Burg Spøttrup, Ansicht vom Wall
Burg Spøttrup, Ansicht vom Wall

Spottrup Castle

castlemedievalmuseumdenmarkhistorical-site
4 min read

A tidal wave destroyed the western end of the north wing in 1534. Rather than rebuild the elegant arched windows, the owners walled them shut, leaving only narrow sighting slits in the stone. That decision tells you everything about Spottrup Castle's history: beauty sacrificed for survival, over and over again, across six centuries on the flat, exposed shores of the Limfjord in western Jutland.
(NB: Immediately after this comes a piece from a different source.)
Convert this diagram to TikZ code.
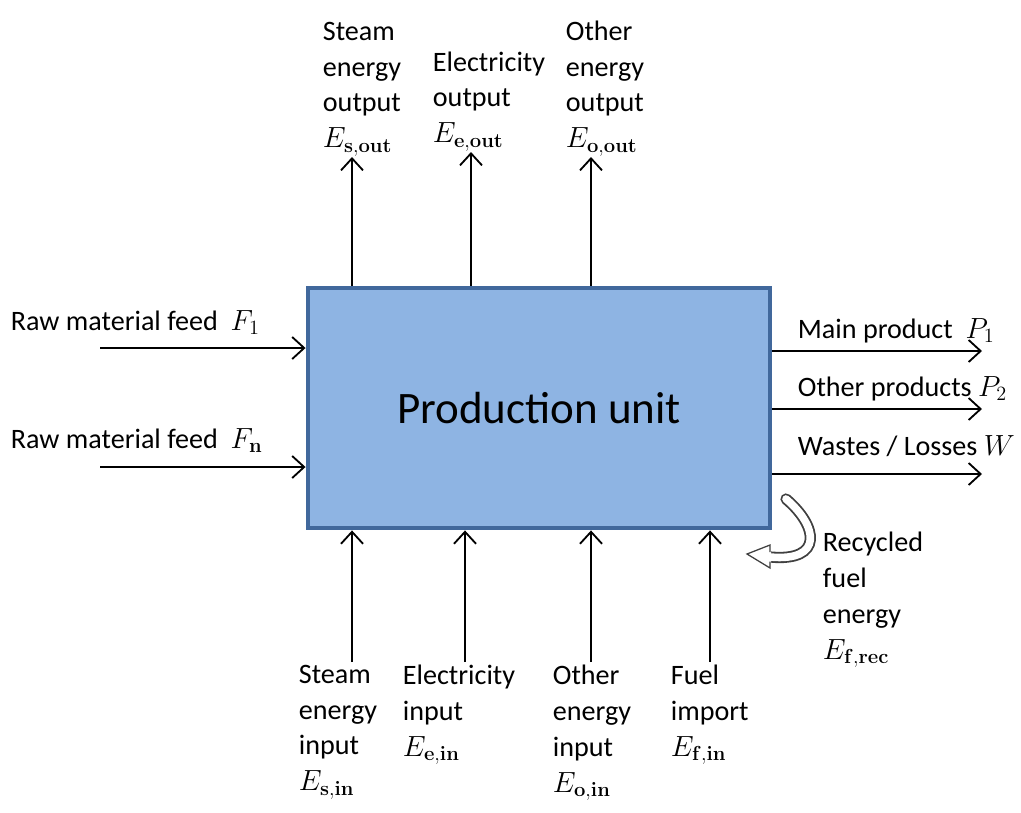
\documentclass[tikz,border=0pt]{standalone}
\usepackage[no-math]{fontspec}
\setmainfont{Carlito}
\usepackage{amsmath}
\usetikzlibrary{arrows.meta,positioning}
\definecolor{unitblue}{HTML}{8EB4E3}
\definecolor{boxblue}{HTML}{41689C}

\begin{document}
\begin{tikzpicture}[x=0.025cm, y=-0.025cm,
    >={Straight Barb[length=3mm, width=5.5mm]},
    line width=1.3pt,
    lbl/.style={inner sep=0pt, align=left, font=\fontsize{20}{25.5}\selectfont},
    unitbox/.style={draw=boxblue, fill=unitblue, line width=3.4pt,
      minimum width=11.55cm, minimum height=6cm, inner sep=0pt},
    hollow/.style={line width=8pt, draw=black!75,
      postaction={draw=white, line width=5.4pt}}]
  \useasboundingbox (0,0) rectangle (1021,812);

  \node[unitbox] (U) at (539,408) {\fontsize{32}{36}\selectfont Production unit};

  % outputs on top
  \coordinate (so) at (352,0);
  \coordinate (eo) at (471,0);
  \coordinate (oo) at (591,0);
  \node[lbl, anchor=south west] (Lso) at (322,157) {Steam\\energy\\output\\$E_{\mathbf{s,out}}$};
  \node[lbl, anchor=south west] (Leo) at (432,152) {Electricity\\output\\$E_{\mathbf{e,out}}$};
  \node[lbl, anchor=south west] (Loo) at (565,157) {Other\\energy\\output\\$E_{\mathbf{o,out}}$};
  \draw[->] (U.north -| so) -- (so |- Lso.south);
  \draw[->] (U.north -| eo) -- (eo |- Leo.south);
  \draw[->] (U.north -| oo) -- (oo |- Loo.south);

  % raw material feeds
  \coordinate (f1) at (100,348);
  \coordinate (fn) at (100,467);
  \node[lbl, anchor=base west] (Lf1) at (10,330) {Raw material feed \ $F_1$};
  \node[lbl, anchor=base west] (Lfn) at (10,448) {Raw material feed \ $F_{\mathbf{n}}$};
  \draw[->] (f1) -- (U.west |- f1);
  \draw[->] (fn) -- (U.west |- fn);

  % products and wastes
  \coordinate (p1) at (982,351);
  \coordinate (p2) at (982,409);
  \coordinate (w) at (982,474);
  \node[lbl, anchor=base west] (Lp1) at (797,338) {Main product \ $P_1$};
  \node[lbl, anchor=base west] (Lp2) at (797,396) {Other products $P_2$};
  \node[lbl, anchor=base west] (Lw) at (797,455) {Wastes / Losses $W$};
  \draw[->] (U.east |- p1) -- (p1);
  \draw[->] (U.east |- p2) -- (p2);
  \draw[->] (U.east |- w) -- (w);

  % energy inputs at the bottom
  \coordinate (si) at (352,662);
  \coordinate (ei) at (465,662);
  \coordinate (oi) at (591,662);
  \coordinate (fi) at (710,662);
  \node[lbl, anchor=north west] (Lsi) at (298,664) {Steam\\energy\\input\\$E_{\mathbf{s,in}}$};
  \node[lbl, anchor=north west] (Lei) at (402,664) {Electricity\\input\\$E_{\mathbf{e,in}}$};
  \node[lbl, anchor=north west] (Loi) at (552,664) {Other\\energy\\input\\$E_{\mathbf{o,in}}$};
  \node[lbl, anchor=north west] (Lfi) at (670,664) {Fuel\\import\\$E_{\mathbf{f,in}}$};
  \draw[->] (si) -- (U.south -| si);
  \draw[->] (ei) -- (U.south -| ei);
  \draw[->] (oi) -- (U.south -| oi);
  \draw[->] (fi) -- (U.south -| fi);

  % recycled fuel
  \coordinate (rt) at (786,499);
  \coordinate (rh) at (770,557);
  \node[lbl, anchor=north west] (Lr) at (822,531) {Recycled\\fuel\\energy\\$E_{\mathbf{f,rec}}$};
  \draw[hollow, line cap=round] (rt) .. controls (818,526) and (824,562) .. (rh);
  \fill[white] (771,545) -- (747,554) -- (771,568) -- cycle;
  \draw[line width=0.9pt, draw=black!75] (770,552) -- (770,545) -- (747,554) -- (770,568) -- (770,561.5);
\end{tikzpicture}
\end{document}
Bishops, Crowns, and Noblemen

The estate first entered the historical record in 1404, when it was transferred to the Diocese of Viborg. The oldest surviving structure, the south wing, dates to around 1521, with the east and north wings following between 1525 and 1530. Below the living quarters lies the castle's oldest feature: a cellar with cross vaults supported by heavy pillars, built to endure whatever the centuries threw above. When the Danish Crown seized church properties during the Reformation in 1536, Spottrup passed to the state and was soon sold to Henrik Below, a nobleman at the Danish court. Below transformed the fortress into a family home, adding towers and a ballroom. But with the Reformation's upheaval, the castle lost its strategic importance and sat uninhabited for an extended period, its ramparts and double moat guarding nothing but silence.
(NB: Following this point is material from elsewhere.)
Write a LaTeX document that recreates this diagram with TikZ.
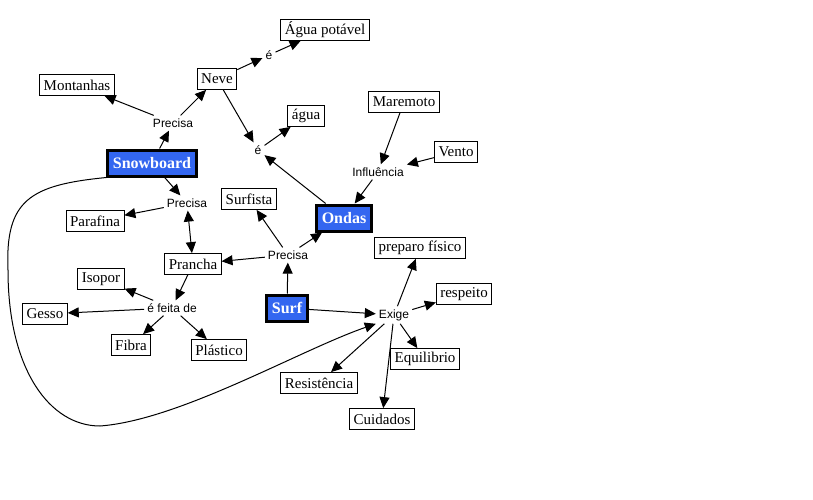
\documentclass[tikz,border=0pt]{standalone}
\usepackage{fontspec}
\setmainfont{Liberation Serif}
\setsansfont{Liberation Sans}
\usetikzlibrary{arrows.meta}
\definecolor{cblue}{RGB}{51,102,240}
\begin{document}
\begin{tikzpicture}[x=1pt,y=-1pt,
  concept/.style={draw, line width=0.8pt, fill=white, font=\fontsize{15}{18}\selectfont, inner xsep=4pt, inner ysep=2pt, minimum height=21pt},
  mainc/.style={draw, line width=3pt, fill=cblue, text=white, font=\fontsize{16}{19}\selectfont\bfseries, inner xsep=5pt, minimum height=26pt},
  link/.style={font=\sffamily\fontsize{12}{14}\selectfont, inner sep=3pt},
  arr/.style={-{Triangle[length=11pt,width=10pt]}, line width=1pt},
  darr/.style={{Triangle[length=11pt,width=10pt]}-{Triangle[length=11pt,width=10pt]}, line width=1pt}]
\useasboundingbox[fill=white] (0,0) rectangle (813,500);

% concepts
\node[concept] (agp) at (325,30) {Água potável};
\node[concept] (neve) at (217,79) {Neve};
\node[concept] (mont) at (77,85) {Montanhas};
\node[concept] (agua) at (306,116) {água};
\node[concept] (mare) at (404,102) {Maremoto};
\node[concept] (vento) at (456,152) {Vento};
\node[mainc] (snow) at (152,163) {Snowboard};
\node[mainc] (ondas) at (344,218) {Ondas};
\node[concept] (surfista) at (249,199) {Surfista};
\node[concept] (paraf) at (95,221) {Parafina};
\node[concept] (pranc) at (193,264) {Prancha};
\node[concept] (prep) at (420,248) {preparo físico};
\node[concept] (isop) at (101,279) {Isopor};
\node[mainc] (surf) at (287,308) {Surf};
\node[concept] (gesso) at (45,314) {Gesso};
\node[concept] (resp) at (464,294) {respeito};
\node[concept] (fibra) at (131,345) {Fibra};
\node[concept] (plast) at (219,350) {Plástico};
\node[concept] (equil) at (425,359) {Equilibrio};
\node[concept] (resist) at (319,383) {Resistência};
\node[concept] (cuid) at (382,419) {Cuidados};

% linking phrases
\node[link] (e1) at (269,55) {é};
\node[link] (pre1) at (173,123) {Precisa};
\node[link] (e2) at (258,150) {é};
\node[link] (infl) at (378,172) {Influência};
\node[link] (pre2) at (187,203) {Precisa};
\node[link] (pre3) at (288,255) {Precisa};
\node[link] (feita) at (172,308) {é feita de};
\node[link] (exige) at (394,315) {Exige};

% connectors
\draw[arr] (neve) -- (e1);
\draw[arr] (e1) -- (agp);
\draw[arr] (snow) -- (pre1);
\draw[arr] (pre1) -- (mont);
\draw[arr] (pre1) -- (neve);
\draw[arr] (neve) -- (e2);
\draw[arr] (e2) -- (agua);
\draw[arr] (ondas) -- (e2);
\draw[arr] (mare) -- (infl);
\draw[arr] (vento) -- (infl);
\draw[arr] (infl) -- (ondas);
\draw[arr] (snow) -- (pre2);
\draw[arr] (pre2) -- (paraf);
\draw[darr] (pre2) -- (pranc);
\draw[arr] (surf) -- (pre3);
\draw[arr] (pre3) -- (ondas);
\draw[arr] (pre3) -- (surfista);
\draw[arr] (pre3) -- (pranc);
\draw[arr] (pranc) -- (feita);
\draw[arr] (feita) -- (isop);
\draw[arr] (feita) -- (gesso);
\draw[arr] (feita) -- (fibra);
\draw[arr] (feita) -- (plast);
\draw[arr] (surf) -- (exige);
\draw[arr] (exige) -- (prep);
\draw[arr] (exige) -- (resp);
\draw[arr] (exige) -- (equil);
\draw[arr] (exige) -- (resist);
\draw[arr] (exige) -- (cuid);
\draw[arr] (snow.south west) .. controls (30,185) and (5,200) .. (8,270)
   .. controls (8,370) and (50,426) .. (100,426)
   .. controls (180,420) and (300,350) .. (exige.south west);
\end{tikzpicture}
\end{document}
Centuries of Passing Hands

In 1702, Axel Rosenkrantz acquired the dilapidated property and began renovations. His son Mogens took over after Axel's death in 1724. Then the castle changed character entirely: in 1784, Peder Nissen, a wealthy farmer from Ribe, bought it. When Nissen died just four years later, his 17-year-old son Nis inherited the estate. After Nis's death in 1849, Spottrup passed through a succession of owners, none of whom could afford the repairs it desperately needed. The castle slowly crumbled, its medieval walls softening under Jutland's relentless rain and wind. From bishops to kings to noblemen to farmers to absentee owners, Spottrup's story mirrors the shifting tides of Danish society itself, each era leaving its mark in the stonework before moving on.

Rescued by Fire

Paradoxically, it took a disaster to save Spottrup. A fire in 1937 forced the question that decades of neglect had deferred: was this place worth keeping? The Danish state decided it was. The government acquired the castle and its 338-hectare estate, and restoration work began in earnest. By 15 June 1941, the painstaking effort was complete, and the building opened as a museum. What visitors encounter today is remarkable for what it is not. Spottrup was never modernized, never adapted to later architectural fashions. The ramparts still encircle the castle. The double moat, once designed to absorb cannon fire, still holds water. The narrow sighting slits that replaced those lost arched windows still stare outward, as if watching for threats that stopped coming centuries ago.

A Castle at the Water's Edge

Spottrup sits on the eastern shore of Spottrup Lake, a small body of water just east of the Limfjord, 18 kilometers northwest of the town of Skive. The landscape around it is quintessentially Jutland: flat, windswept, and sparse. There are no dramatic cliffs or hilltop vistas here. The castle's power comes from its solidity, from the way it hunkers against the earth rather than rising above it. Open to visitors from mid-April through the end of October, the museum offers something increasingly rare among European castles: an unaltered medieval interior that has not been dressed up for tourists or softened with gift shops. The cross-vaulted cellar, the bricked-up windows, the moat that still functions as a moat, all of it remains as it was, a defensive structure that finally has nothing left to defend against except forgetting.

From the Air

Located at 56.64N, 8.78E in western Jutland, Denmark. The castle is visible as a compact rectangular structure beside Spottrup Lake near the Limfjord. Nearest airport is Karup Airport (EKKA), approximately 45 km to the south. Best viewed at 2,000-4,000 feet to see the double moat and the relationship between castle, lake, and the Limfjord coastline.